** start Data extract **

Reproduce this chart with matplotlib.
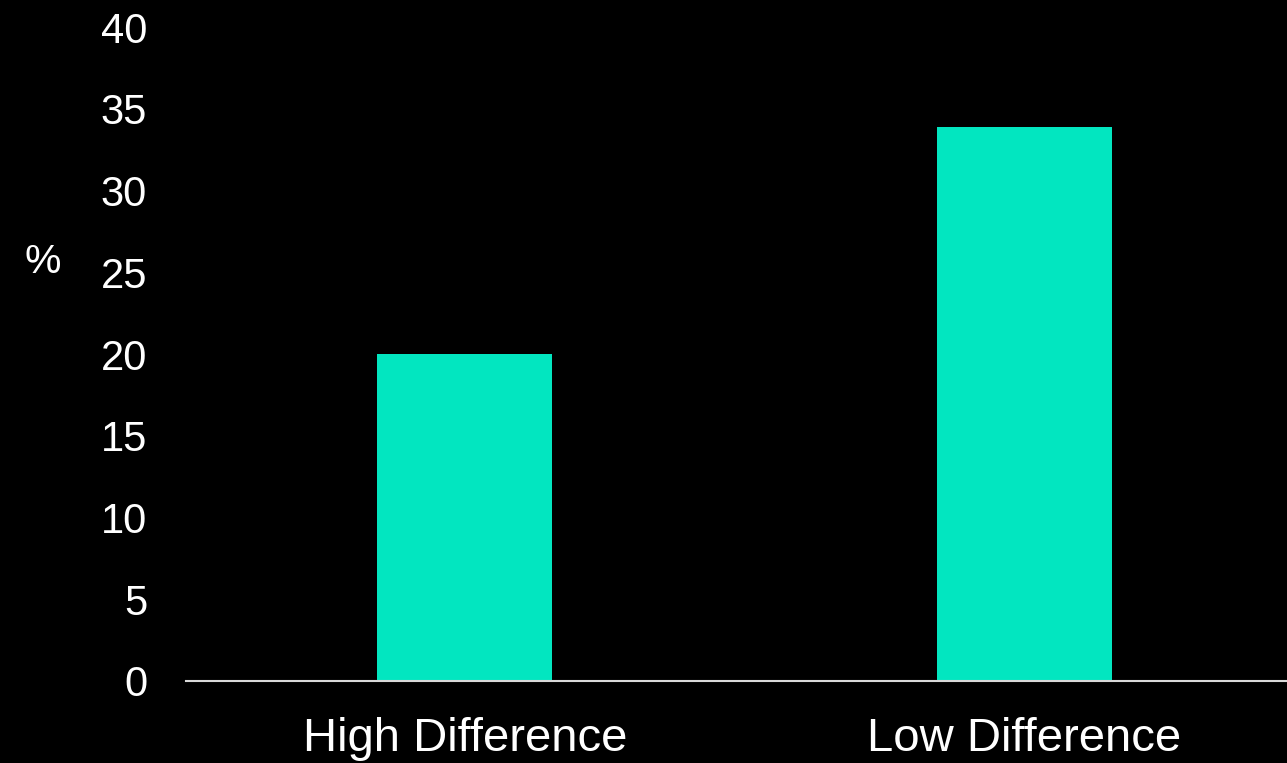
import matplotlib.pyplot as plt

# Share of respondents per group
categories = ["High Difference", "Low Difference"]
values = [20, 33.9]
yticks = [0, 5, 10, 15, 20, 25, 30, 35, 40]

plt.rcParams["font.family"] = ["Liberation Sans", "DejaVu Sans"]

fig = plt.figure(figsize=(12.87, 7.63), dpi=100, facecolor="black")
ax = fig.add_axes([0.1445, 0.1075, 0.8555, 0.857], facecolor="black")

ax.bar(range(len(categories)), values, width=0.313, color="#02E6C0")

ax.set_xlim(-0.4986, 1.47)
ax.set_ylim(0, 40)
ax.set_xticks(range(len(categories)))
ax.set_xticklabels(categories)
ax.set_yticks(yticks)

for side in ["top", "right", "left"]:
    ax.spines[side].set_visible(False)
ax.spines["bottom"].set_color("#d9d9d9")
ax.spines["bottom"].set_linewidth(1.5)

ax.tick_params(axis="y", length=0, pad=28, labelsize=30, colors="white")
ax.tick_params(axis="x", length=0, pad=26, labelsize=34, colors="white")

fig.text(25 / 1287, 1 - 262 / 763, "%", color="white", fontsize=29.5,
         ha="left", va="center")

fig.savefig("out.png", dpi=100, facecolor="black")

** end Data extract **

Make a tally of the lines in this data that include the string "matplotlib", and answer with that tally alone.

2